The forecast predicts that you can Experience The Beatles with Rain on April 1, at Spectra Place, and it may be the last opportunity for many to see the Beatles live in concert. The Broadway production explores the Beatles’ catalogue, looking at the history of the 1960s as the band moves through the Beatles’ life from album to album.
Mac Ruffing, who will appear in the Energy City as Paul McCartney, spoke with the Mercury last week, pointing out the Beatles really only toured for a few of years from 1963 to 1966. There was really limited opportunity to see the Beatles perform in their day, but Rain brings the spirit of the Fab Four and the 60s back to life.
“The Beatles themselves, once they were famous, they toured for four years, from 1963, in Europe, and then came over here in 1964 and toured for two more years,” he said. “They stopped in ’66, because they were prisoners of their own success. They couldn’t go out in public without getting mobbed. They became a studio band with Sgt. Pepper and everything after that.”
The first part of the show is the Beatles’ early music, done in the iconic black suits, capturing the excitement around that early era.
Ruffing will appear as part of the rotating lineup with members of the troupe representing the personalities and styling of John Lennon, George Harrison and the oft-maligned, ultimately forgotten Ringo Starr.
Ruffing grew up playing the bass, and although he is a natural righty, has learned to play left-handed like his alter ego McCartney.
“It’s great,” Ruffing said about being a Beatle. “We’re honoured to do the music. It’s the best music ever written and recorded, in my opinion. The audience’s reaction is just amazing. They’re singing along, dancing in the aisles. We encourage that, too, so you’re not just sitting there watching a concert.”
All the music is played live, with no recordings. There is a fifth Beatle on stage as well, who performs horns, additional percussion and any other sounds the four primary members can’t.
“We never get tired of playing the songs. We’re all Beatles nuts,” Ruffing said, adding that many times someone who wasn’t an avid fan will come up to them after the show and say they’re going to go buy an album.
It’s a great to discover the Beatles’ music, and for those who grew up as the Beatles were recording, Rain allows them to go back in time and see the band live once again.
“My favourite (songs to play) are from the early era.
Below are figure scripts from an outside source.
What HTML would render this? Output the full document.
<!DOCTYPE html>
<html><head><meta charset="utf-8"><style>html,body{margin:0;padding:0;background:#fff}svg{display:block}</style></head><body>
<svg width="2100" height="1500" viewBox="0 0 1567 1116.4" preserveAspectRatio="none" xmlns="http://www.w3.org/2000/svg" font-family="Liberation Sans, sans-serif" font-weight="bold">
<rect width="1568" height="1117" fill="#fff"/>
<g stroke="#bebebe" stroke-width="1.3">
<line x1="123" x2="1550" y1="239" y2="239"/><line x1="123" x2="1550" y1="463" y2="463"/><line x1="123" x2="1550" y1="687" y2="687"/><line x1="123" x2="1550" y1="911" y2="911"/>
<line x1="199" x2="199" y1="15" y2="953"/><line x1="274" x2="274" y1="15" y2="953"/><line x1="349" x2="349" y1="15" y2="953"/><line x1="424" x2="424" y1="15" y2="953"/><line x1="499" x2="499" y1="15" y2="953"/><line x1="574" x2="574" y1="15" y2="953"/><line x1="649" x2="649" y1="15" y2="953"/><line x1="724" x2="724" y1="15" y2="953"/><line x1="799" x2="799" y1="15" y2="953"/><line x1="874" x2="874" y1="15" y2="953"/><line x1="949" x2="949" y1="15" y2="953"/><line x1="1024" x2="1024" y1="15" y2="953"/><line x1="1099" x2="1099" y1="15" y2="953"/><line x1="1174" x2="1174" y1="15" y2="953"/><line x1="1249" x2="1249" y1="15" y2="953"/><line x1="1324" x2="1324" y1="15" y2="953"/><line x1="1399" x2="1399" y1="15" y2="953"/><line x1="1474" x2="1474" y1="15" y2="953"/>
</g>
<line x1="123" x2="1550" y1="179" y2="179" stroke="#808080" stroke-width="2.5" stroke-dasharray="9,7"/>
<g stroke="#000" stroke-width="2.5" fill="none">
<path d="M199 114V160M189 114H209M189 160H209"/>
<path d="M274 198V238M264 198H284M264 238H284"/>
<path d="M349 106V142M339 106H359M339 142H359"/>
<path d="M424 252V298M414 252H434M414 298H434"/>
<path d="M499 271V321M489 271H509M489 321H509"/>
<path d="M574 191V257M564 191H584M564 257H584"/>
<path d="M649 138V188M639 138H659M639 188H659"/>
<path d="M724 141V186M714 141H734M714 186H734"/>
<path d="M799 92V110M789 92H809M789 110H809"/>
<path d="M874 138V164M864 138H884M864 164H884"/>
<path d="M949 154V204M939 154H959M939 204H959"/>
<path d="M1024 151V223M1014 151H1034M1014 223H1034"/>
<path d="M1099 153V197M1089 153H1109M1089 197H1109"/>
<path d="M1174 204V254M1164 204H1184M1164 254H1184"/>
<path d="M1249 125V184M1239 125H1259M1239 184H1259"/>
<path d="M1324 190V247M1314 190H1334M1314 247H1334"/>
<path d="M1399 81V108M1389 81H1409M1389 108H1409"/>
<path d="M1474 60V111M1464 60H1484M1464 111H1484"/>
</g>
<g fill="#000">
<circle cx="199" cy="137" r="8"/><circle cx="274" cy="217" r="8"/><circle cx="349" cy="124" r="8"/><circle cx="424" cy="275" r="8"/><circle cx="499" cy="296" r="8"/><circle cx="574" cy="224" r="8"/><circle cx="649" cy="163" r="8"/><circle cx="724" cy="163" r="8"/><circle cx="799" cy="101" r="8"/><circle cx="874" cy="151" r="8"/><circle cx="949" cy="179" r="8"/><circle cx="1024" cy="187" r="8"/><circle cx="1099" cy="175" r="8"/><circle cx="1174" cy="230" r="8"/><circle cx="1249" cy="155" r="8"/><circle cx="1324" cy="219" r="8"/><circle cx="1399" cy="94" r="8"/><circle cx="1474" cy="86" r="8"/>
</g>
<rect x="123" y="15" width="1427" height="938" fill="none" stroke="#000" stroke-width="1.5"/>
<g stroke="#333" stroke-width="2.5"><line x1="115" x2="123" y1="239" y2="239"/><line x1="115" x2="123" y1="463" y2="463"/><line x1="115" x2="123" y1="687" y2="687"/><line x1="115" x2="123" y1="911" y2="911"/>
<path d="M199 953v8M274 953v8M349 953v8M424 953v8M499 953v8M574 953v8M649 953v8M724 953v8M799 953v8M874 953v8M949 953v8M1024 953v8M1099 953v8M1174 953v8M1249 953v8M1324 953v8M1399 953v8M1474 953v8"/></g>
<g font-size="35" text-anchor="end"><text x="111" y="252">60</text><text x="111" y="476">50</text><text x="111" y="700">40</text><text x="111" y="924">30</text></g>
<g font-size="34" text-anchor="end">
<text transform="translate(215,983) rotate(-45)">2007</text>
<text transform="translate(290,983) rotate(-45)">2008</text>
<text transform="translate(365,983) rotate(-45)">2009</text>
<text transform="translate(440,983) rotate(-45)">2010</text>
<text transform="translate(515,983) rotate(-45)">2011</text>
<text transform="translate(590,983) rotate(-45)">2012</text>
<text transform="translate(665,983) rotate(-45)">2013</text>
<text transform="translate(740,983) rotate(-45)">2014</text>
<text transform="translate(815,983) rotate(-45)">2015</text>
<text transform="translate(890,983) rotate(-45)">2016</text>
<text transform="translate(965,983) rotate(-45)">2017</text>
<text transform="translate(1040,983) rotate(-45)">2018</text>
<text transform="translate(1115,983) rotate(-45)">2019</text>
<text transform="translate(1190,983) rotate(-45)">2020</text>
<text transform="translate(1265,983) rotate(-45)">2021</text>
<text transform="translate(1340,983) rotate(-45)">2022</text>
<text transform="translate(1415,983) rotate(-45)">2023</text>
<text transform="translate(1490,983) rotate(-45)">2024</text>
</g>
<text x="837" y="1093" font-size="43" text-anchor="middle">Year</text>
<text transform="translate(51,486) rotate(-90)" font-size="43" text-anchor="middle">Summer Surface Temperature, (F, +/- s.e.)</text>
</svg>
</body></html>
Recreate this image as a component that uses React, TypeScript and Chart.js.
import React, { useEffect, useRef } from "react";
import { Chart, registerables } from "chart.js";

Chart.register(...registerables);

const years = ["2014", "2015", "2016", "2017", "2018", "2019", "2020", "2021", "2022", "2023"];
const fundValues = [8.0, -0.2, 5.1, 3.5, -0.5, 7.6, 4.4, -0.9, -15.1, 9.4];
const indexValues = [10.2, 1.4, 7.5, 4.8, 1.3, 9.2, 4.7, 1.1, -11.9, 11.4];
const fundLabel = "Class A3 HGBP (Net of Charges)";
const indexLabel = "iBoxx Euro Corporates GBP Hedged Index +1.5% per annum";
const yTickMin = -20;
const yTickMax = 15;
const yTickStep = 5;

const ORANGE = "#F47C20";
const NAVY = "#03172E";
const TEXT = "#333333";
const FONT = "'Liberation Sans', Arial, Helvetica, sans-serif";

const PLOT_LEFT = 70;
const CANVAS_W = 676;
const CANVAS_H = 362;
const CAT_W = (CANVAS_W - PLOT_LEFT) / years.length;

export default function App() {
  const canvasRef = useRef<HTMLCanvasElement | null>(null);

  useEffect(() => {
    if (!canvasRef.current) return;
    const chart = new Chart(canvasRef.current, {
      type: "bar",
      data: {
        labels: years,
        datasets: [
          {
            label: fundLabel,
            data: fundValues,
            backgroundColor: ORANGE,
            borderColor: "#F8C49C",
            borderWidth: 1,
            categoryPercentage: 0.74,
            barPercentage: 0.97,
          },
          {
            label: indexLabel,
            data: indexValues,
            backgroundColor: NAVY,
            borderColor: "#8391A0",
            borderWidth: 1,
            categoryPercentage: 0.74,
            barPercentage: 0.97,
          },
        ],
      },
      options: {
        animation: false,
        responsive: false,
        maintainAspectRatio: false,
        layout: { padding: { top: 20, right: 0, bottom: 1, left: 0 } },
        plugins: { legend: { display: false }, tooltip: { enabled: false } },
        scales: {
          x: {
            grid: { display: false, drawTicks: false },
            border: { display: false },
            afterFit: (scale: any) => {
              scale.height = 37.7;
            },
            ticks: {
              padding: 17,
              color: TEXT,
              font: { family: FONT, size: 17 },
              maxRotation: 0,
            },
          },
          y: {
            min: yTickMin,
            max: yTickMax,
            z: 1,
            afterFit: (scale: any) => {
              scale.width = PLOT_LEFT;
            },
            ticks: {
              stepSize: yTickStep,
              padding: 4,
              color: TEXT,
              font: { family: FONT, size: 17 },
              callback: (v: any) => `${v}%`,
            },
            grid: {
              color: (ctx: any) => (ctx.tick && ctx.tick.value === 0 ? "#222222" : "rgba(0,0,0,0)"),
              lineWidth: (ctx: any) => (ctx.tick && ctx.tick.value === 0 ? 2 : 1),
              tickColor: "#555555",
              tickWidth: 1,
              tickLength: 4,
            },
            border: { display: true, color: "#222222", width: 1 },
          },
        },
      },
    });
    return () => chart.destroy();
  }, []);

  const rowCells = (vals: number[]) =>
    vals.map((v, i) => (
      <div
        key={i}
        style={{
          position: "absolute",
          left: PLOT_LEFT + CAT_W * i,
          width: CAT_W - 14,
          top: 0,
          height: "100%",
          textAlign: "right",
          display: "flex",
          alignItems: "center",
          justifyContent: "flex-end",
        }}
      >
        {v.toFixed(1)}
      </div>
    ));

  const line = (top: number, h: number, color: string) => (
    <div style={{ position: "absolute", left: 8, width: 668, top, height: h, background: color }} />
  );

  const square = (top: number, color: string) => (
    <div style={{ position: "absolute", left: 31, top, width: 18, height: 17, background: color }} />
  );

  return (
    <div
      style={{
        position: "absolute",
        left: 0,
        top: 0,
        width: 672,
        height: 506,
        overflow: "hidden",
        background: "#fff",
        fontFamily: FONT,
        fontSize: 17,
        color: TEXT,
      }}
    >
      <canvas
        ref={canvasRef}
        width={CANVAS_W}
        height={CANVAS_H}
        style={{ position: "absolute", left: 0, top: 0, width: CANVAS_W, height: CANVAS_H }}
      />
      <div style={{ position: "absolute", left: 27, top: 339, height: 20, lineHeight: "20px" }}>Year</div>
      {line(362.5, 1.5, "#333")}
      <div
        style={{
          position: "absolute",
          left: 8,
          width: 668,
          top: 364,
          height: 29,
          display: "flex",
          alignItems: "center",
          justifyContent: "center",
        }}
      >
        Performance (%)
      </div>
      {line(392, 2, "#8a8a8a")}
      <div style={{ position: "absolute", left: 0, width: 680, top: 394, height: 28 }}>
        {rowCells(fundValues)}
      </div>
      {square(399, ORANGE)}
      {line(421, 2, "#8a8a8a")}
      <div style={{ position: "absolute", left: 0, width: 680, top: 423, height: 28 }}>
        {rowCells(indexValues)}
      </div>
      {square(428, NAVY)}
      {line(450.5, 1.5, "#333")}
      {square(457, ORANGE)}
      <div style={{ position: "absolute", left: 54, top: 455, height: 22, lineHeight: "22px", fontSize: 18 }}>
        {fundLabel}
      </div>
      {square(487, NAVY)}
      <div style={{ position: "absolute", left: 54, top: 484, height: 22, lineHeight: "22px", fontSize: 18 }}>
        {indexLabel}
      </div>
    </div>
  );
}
Songs like I Want to Hold Your Hand, Who Loves Your, Yesterday. Hey Jude gets everyone going, singing along. Even though it’s not our music, we’re not the original artists, but still, the people’s smiles on their faces are great.”
Ruffing has been touring with Rain since 2010. At that time, there was one band, but the tour was performing too much for just one group to handle. There are multiple groups now so they can handle the number of shows, and the players are rotating so Ruffing will regularly play with a different cast mix, as they do week on, week off shifts.
The show has toured all over the world, in Europe, Asia and South Africa as well as across North America.
“It is universal. Even if you don’t speak English, you love it,” Ruffing said of the Beatles’ tunes.
“(The show) is kind of a time capsule of the 1960s through the music of the Beatles,” said Ruffing.
As the show begins, some of the major events from the decade are retold to set the mood for the evening. The show is largely a chronological one, with Ed Sullivan introducing the Beatles in the beginning and moving the band’s work.
The show is a big production, noted Ruffing, who said there is more to it than the four band members playing Beatles’ songs.
“There are videos going, and there are also cameras going around shooting live images of us on the screens as if we were on television like the Ed Sullivan Show. They also shoot people in the audience in old style, black-and-white footage, intermixed with old footage of the fans going crazy.”
It is a Broadway production, so the sets are expansive and detailed, and the instruments are all pieces the band members played in their careers. Ruffing added that the show is for all audiences and great for families, as well as both die hard and passive Beatles fans.